Complex integral over circle using Cauchy's formula I have to integrate the complex function
$$
\frac{e^z-1}{z^5}
$$
over the curve $\gamma(t)=1+re^{-5it}$ where $t \in [0,2\pi]$. The curve has winding number -5 with respect to a point inside the disc whose boundary is $\gamma$. 
I tried to apply Cauchy's formula in order to obtain (case $r>1$)
$$
-5\cdot \frac{2\pi i}{4!} (e^z-1)^{(4)}|_{z=0} = \frac{-5\pi i}{12} .
$$


Question 1: is that reasoning valid?
Question 2: in the case $r<1$, since the function is holomorphic over the curve $\gamma$, can we use Cauchy's theorem to affirm that
    $$
\int_\gamma \frac{e^z-1}{z^5}\, dz = 0 \quad \text{?}
$$
    Question 3: how to treat the case $r=1$?

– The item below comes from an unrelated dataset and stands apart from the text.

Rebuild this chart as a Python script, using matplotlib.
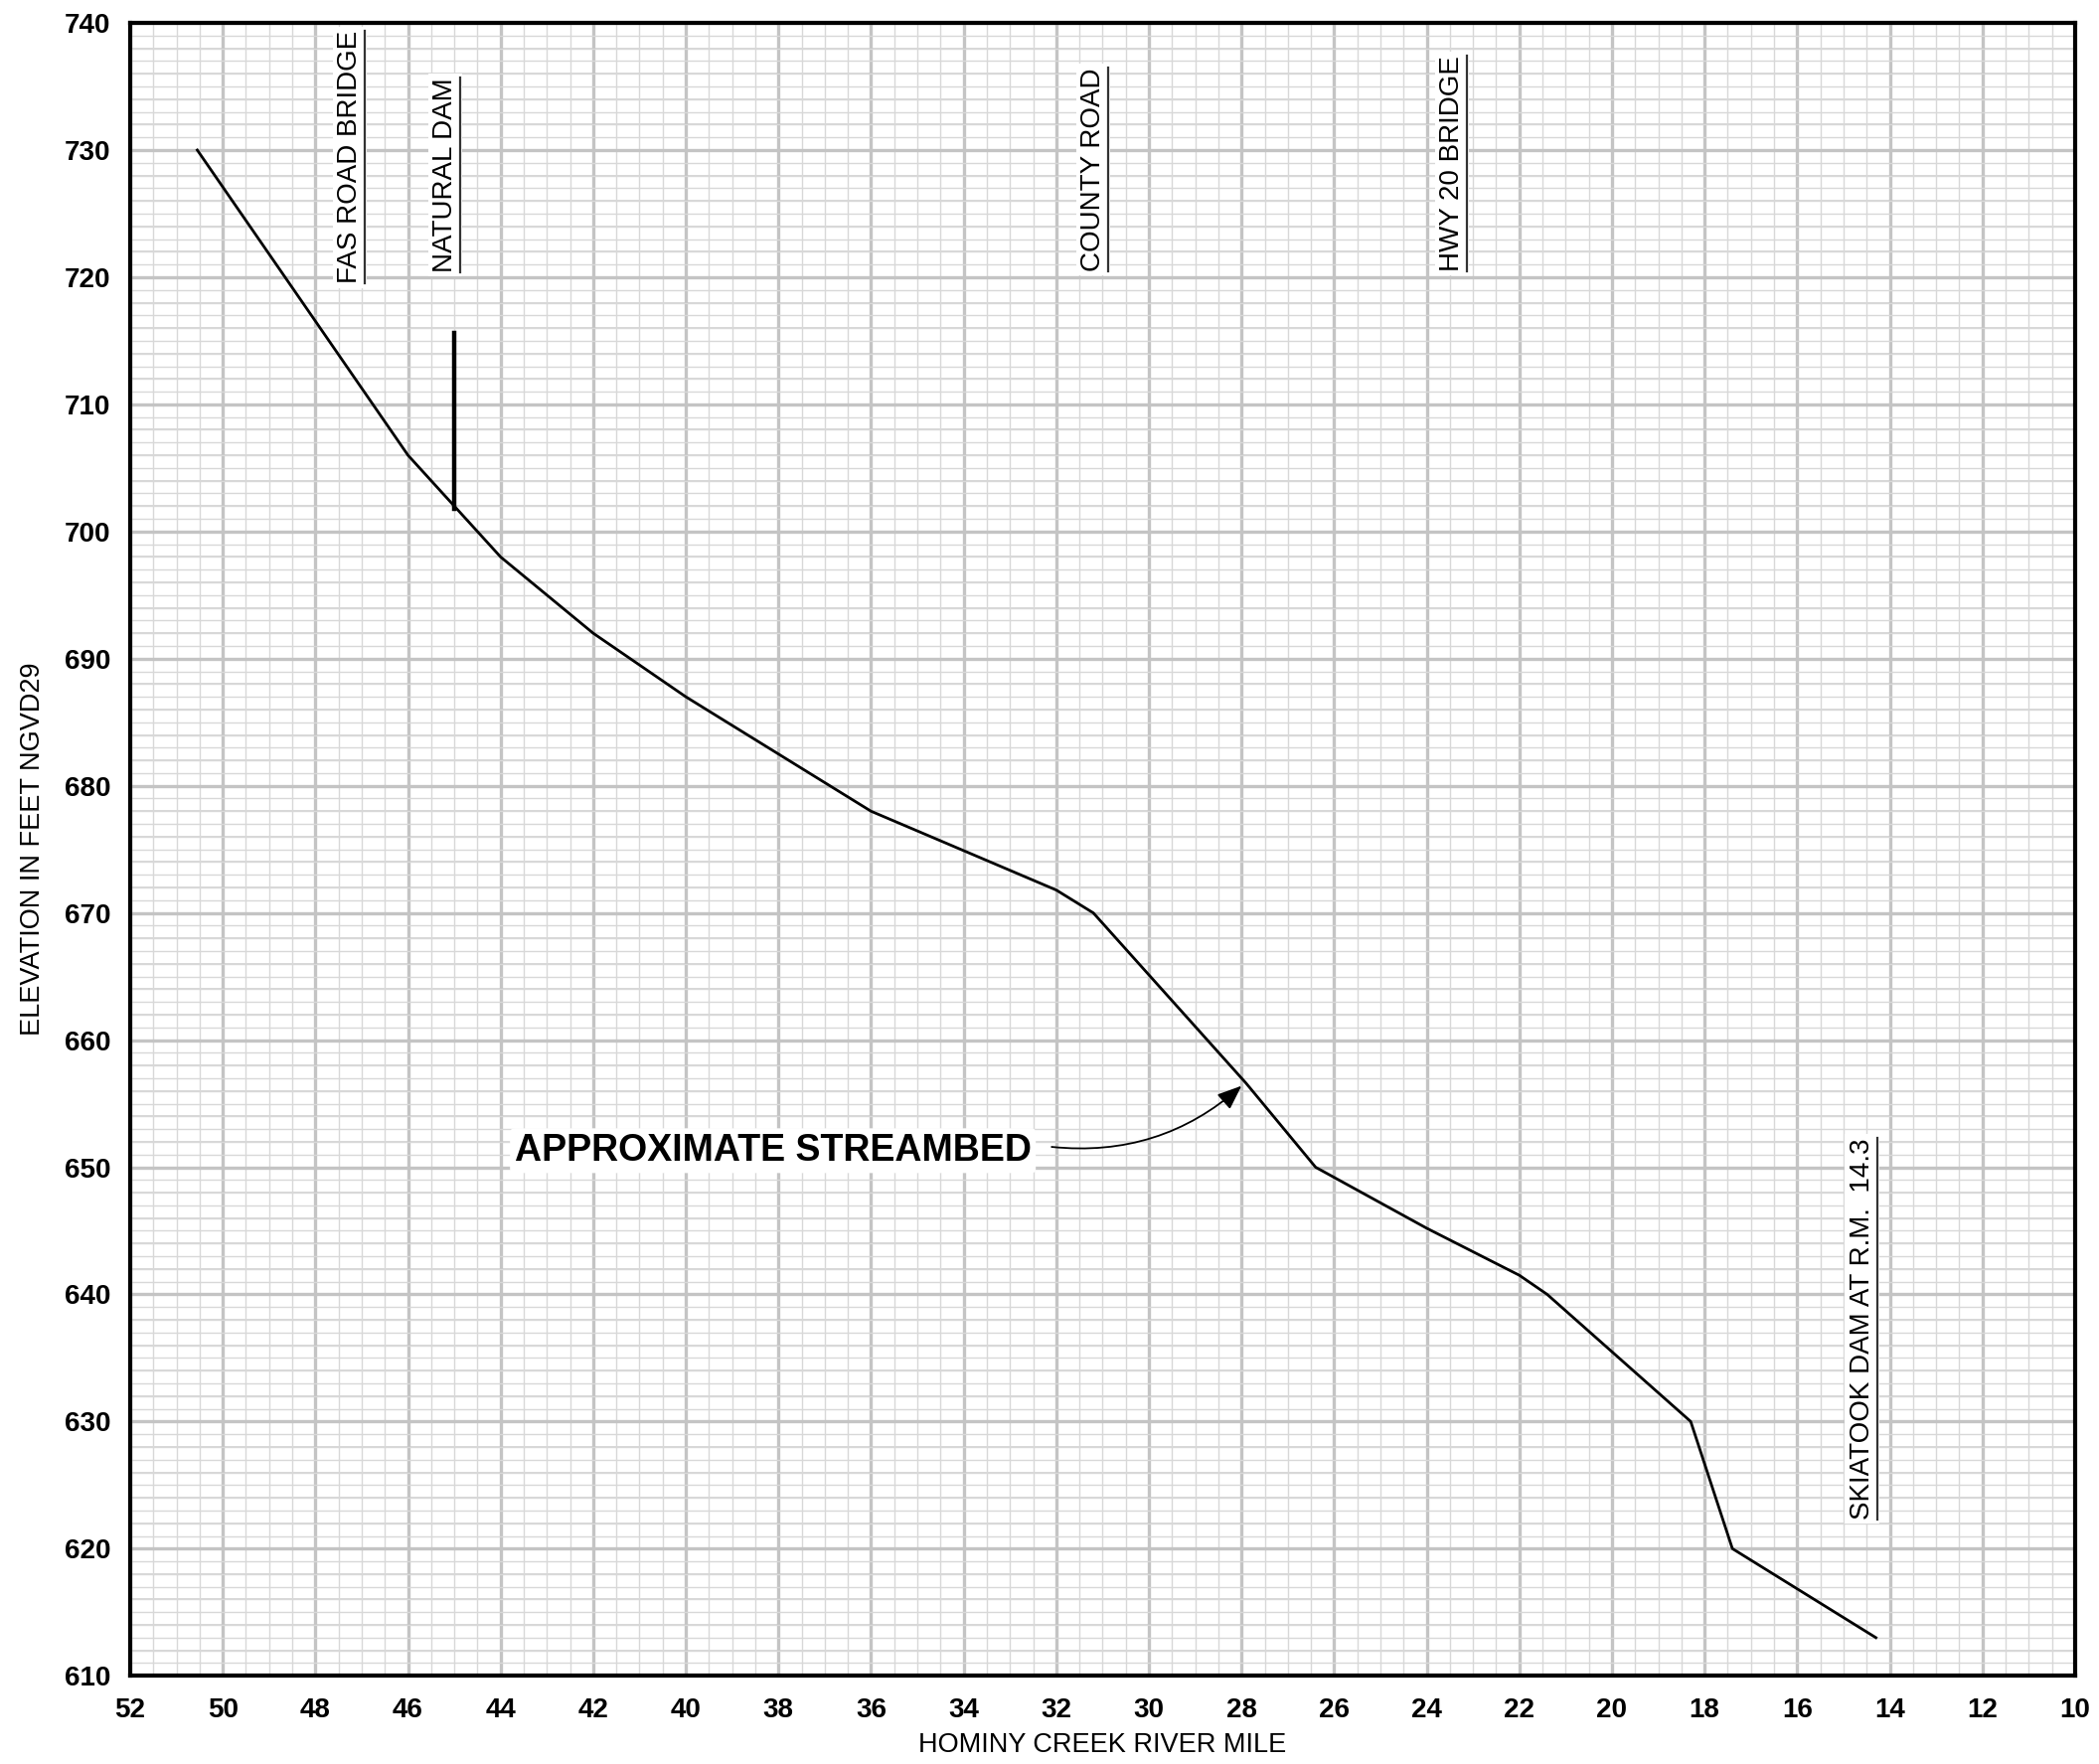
import matplotlib.pyplot as plt
from matplotlib.ticker import MultipleLocator

plt.rcParams['font.family'] = ['Liberation Sans', 'DejaVu Sans']

# streambed profile (river mile, elevation ft)
river_mile = [50.55, 46.0, 45.0, 44.0, 42.0, 40.0, 38.0, 36.0, 32.0, 31.2,
              27.9, 26.4, 24.0, 22.0, 21.4, 18.3, 17.4, 14.3]
elevation = [730.0, 706.0, 702.0, 698.0, 692.0, 687.0, 682.5, 678.0, 671.8, 670.0,
             656.6, 650.0, 645.2, 641.5, 640.0, 630.0, 620.0, 613.0]

# natural dam marker
dam_mile = 45.0
dam_bottom = 701.8
dam_top = 715.6

# vertical site labels
site_names = ["FAS ROAD BRIDGE", "NATURAL DAM", "COUNTY ROAD", "HWY 20 BRIDGE",
              "SKIATOOK DAM AT R.M.  14.3"]
site_miles = [47.25, 45.2, 31.2, 23.45, 14.6]
site_bottoms = [719.5, 720.4, 720.5, 720.5, 622.3]

fig = plt.figure(figsize=(21.12, 17.75), dpi=100)
ax = fig.add_axes([0.062, 0.050, 0.9266, 0.937])

ax.set_xlim(52, 10)
ax.set_ylim(610, 740)
ax.xaxis.set_major_locator(MultipleLocator(2))
ax.yaxis.set_major_locator(MultipleLocator(10))
ax.xaxis.set_minor_locator(MultipleLocator(0.5))
ax.yaxis.set_minor_locator(MultipleLocator(1))

# graph paper grid
ax.grid(which='minor', color='#d8d8d8', linewidth=1.0, zorder=0)
ax.grid(which='major', color='#c4c4c4', linewidth=2.4, zorder=0)
for v in range(612, 740, 2):
    ax.axhline(v, color='#cdcdcd', linewidth=1.1, zorder=0)
ax.set_axisbelow(True)

ax.tick_params(which='both', length=0)
ax.tick_params(axis='x', pad=16)
ax.tick_params(axis='y', pad=14)
for lab in ax.get_xticklabels() + ax.get_yticklabels():
    lab.set_fontsize(20)
    lab.set_fontweight('bold')
for s in ax.spines.values():
    s.set_linewidth(3)

ax.plot(river_mile, elevation, color='black', linewidth=2.0, zorder=3)
ax.plot([dam_mile, dam_mile], [dam_bottom, dam_top], color='black', linewidth=3.2,
        zorder=3)

ax.set_xlabel("HOMINY CREEK RIVER MILE", fontsize=19.5, labelpad=6)
ax.set_ylabel("ELEVATION IN FEET NGVD29", fontsize=19.5, labelpad=14)

texts = []
for name, m, b in zip(site_names, site_miles, site_bottoms):
    t = ax.text(m, b, name, rotation=90, ha='center', va='bottom', fontsize=20,
                zorder=4,
                bbox=dict(boxstyle='square,pad=0.15', fc='white', ec='none'))
    texts.append(t)

ax.text(43.7, 651.3, "APPROXIMATE STREAMBED", ha='left', va='center', fontsize=27,
        fontweight='bold', zorder=4,
        bbox=dict(boxstyle='round,pad=0.12', fc='white', ec='none'))
ax.annotate("", xy=(28.0, 656.4), xytext=(32.1, 651.6), zorder=4,
            arrowprops=dict(arrowstyle='-|>,head_length=1.0,head_width=0.4',
                            mutation_scale=15, color='black', lw=1.3,
                            connectionstyle='arc3,rad=0.22',
                            shrinkA=0, shrinkB=0))

# underline the rotated site labels
fig.canvas.draw()
r = fig.canvas.get_renderer()
inv = fig.transFigure.inverted()
for t in texts:
    bb = t.get_window_extent(r)
    (x0, y0), (x1, y1) = inv.transform([(bb.x0, bb.y0), (bb.x1, bb.y1)])
    xu = x1 + 2 / 2112
    fig.add_artist(plt.Line2D([xu, xu], [y0, y1], color='#333333', linewidth=1.6,
                              transform=fig.transFigure, zorder=5))

fig.savefig("out.png", dpi=100)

 A: The integral cannot be evaluated in the usual sense when $r=1$ since there is a pole of order $4$ on the contour (at the origin).  Remember that the $p$-test says that only poles of order $<1$ are integrable.
The usual method to "assign a value" to divergent integrals like this is the Cauchy principal value method, which in this case would look like
$$
\begin{align*}
&\text{PV} \oint_\gamma \frac{e^z-1}{z^5}\,dz \\
&\qquad = -5 \cdot \lim_{\epsilon \to 0^+} \left[ \int_0^{\pi-\epsilon}\frac{\exp\left(1+e^{it}\right)-1}{\left(1+e^{it}\right)^5}\,ie^{it}\,dt + \int_{\pi+\epsilon}^{2\pi} \frac{\exp\left(1+e^{it}\right)-1}{\left(1+e^{it}\right)^5}\,ie^{it}\,dt \right].
\end{align*}
$$
Here I've parameterized the circle by $z = 1+e^{it}$ but removed the arc of the circle of length $2\epsilon$ which passes through the pole at $z=0$, as in the picture below.

However, the even order of the pole presents an issue.  As $\epsilon \to 0$ we'll be approaching the pole along paths tangent to the imaginary axis, and along this axis the real part of the integrand is even:
$$
\operatorname{Re}\left[\frac{e^{iy}-1}{(iy)^5}\right] = \frac{\sin y}{y^5}.
$$
Here's a plot of this:

So, since
$$
\lim_{y \to 0} \frac{\sin y}{y^5} = \infty,
$$
no cancellation will occur when calculating the principal value and the result as $\epsilon \to 0$ will be $\infty$.